In an action to recover damages for negligence in the procurement of insurance coverage and breach of contract, the defendant appeals, as limited by its brief, from so much of an. order of the Supreme Court, Suffolk County (Costello, J.), dated September 25, 2009, as denied its motion for summary judgment dismissing the complaint.
Ordered that the order is affirmed insofar as appealed from, without costs or disbursements.
An insurance agent or broker may be held liable under theories of breach of contract or negligence for failing to procure insurance (see Bedessee Imports, Inc. v Cook, Hall & Hyde, Inc., 45 AD3d 792, 793 [2007]; Mickey’s Rides-N-More, Inc. v Anthony Viscuso Brokerage, Inc., 17 AD3d 328, 329 [2005]; see also Katz v Tower Ins.
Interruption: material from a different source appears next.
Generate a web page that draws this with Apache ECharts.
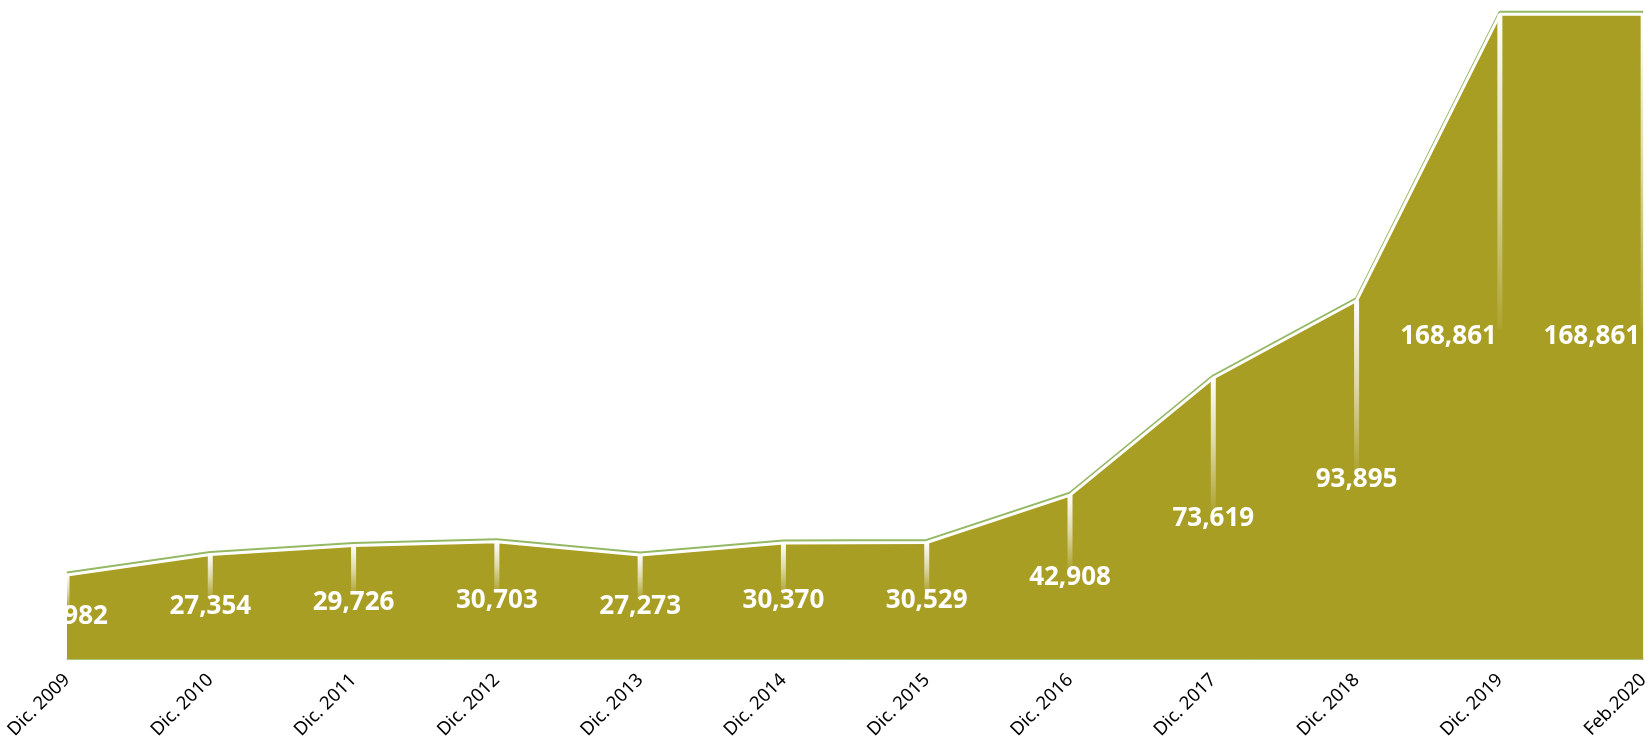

Co. of N.Y., 34 AD3d 432 [2006]). An insured must show that the agent or broker failed to discharge the duties imposed by the agreement to obtain insurance, either by proof that it breached the agreement or because it failed to exercise due care in the transaction (see Bedessee Imports, Inc. v Cook, Hall & Hyde, Inc., 45 AD3d at 793-794; Mickey’s Rides-N-More, *1151Inc. v Anthony Viscuso Brokerage, Inc., 17 AD3d at 329; Reilly v Progressive Ins. Co., 288 AD2d 365, 365-366 [2001]). Liability is “limited to that which would have been borne by the insurer had the policy been in force” (Structural Bldg. Prods. Corp. v Business Ins. Agency, 281 AD2d 617, 620 [2001], quoting American Motorists Ins. Co. v Salvatore, 102 AD2d 342, 346 [1984]).
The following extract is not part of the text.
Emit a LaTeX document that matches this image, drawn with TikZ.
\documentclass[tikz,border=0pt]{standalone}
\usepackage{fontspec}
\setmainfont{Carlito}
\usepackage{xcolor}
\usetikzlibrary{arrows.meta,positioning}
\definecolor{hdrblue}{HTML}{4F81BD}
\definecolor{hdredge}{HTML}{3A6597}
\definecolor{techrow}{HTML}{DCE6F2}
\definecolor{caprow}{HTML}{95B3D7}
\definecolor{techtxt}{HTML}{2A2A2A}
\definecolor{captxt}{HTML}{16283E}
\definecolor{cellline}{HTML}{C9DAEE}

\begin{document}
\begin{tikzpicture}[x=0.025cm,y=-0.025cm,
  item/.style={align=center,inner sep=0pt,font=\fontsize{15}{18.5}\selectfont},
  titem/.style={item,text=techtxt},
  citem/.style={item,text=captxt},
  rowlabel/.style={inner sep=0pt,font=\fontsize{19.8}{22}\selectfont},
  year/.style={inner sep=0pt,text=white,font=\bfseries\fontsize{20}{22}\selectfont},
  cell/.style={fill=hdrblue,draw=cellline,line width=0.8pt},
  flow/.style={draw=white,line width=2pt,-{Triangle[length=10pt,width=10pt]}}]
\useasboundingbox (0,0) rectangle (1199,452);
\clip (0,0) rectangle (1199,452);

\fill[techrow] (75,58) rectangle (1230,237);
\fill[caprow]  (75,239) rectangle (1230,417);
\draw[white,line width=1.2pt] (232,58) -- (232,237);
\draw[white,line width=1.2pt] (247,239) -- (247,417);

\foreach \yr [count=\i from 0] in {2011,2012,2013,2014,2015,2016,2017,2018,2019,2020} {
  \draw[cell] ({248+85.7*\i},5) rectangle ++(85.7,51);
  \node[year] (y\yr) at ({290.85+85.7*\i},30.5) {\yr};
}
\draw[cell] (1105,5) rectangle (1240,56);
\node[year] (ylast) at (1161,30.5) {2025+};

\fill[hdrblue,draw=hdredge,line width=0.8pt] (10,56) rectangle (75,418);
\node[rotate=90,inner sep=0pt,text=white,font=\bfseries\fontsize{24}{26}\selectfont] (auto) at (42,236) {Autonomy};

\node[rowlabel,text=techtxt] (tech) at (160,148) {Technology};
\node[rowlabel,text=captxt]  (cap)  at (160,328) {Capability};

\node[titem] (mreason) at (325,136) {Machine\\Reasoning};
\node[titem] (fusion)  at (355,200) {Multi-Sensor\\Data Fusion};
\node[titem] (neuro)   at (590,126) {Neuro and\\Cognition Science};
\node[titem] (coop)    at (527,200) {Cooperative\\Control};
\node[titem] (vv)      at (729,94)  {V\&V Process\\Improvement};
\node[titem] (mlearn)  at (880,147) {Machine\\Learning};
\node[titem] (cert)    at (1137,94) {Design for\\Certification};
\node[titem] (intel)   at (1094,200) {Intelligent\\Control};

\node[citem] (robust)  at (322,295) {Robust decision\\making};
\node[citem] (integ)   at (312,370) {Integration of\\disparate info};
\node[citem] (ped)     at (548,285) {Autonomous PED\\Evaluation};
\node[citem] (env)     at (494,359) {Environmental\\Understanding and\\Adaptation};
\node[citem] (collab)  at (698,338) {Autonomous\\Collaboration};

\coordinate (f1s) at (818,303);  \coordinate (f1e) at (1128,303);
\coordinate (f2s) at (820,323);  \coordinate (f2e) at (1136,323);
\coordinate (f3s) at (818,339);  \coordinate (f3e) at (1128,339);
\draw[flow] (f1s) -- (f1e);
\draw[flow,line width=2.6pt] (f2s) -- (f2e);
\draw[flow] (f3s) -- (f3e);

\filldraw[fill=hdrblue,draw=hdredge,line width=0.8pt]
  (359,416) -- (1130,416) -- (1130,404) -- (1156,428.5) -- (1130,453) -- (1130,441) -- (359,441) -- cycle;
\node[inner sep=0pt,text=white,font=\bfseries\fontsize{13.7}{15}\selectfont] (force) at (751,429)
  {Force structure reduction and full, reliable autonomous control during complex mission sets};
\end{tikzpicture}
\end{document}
Here, the defendant, A.C. Edwards, Inc., failed to meet its prima facie burden of demonstrating its entitlement to judgment as a matter of law. Accordingly, the Supreme Court properly denied the motion for summary judgment dismissing the complaint (see Alvarez v Prospect Hosp., 68 NY2d 320 [1986]; Zuckerman v City of New York, 49 NY2d 557 [1980]). Mastro, J.P., Florio, Belen and Roman, JJ., concur.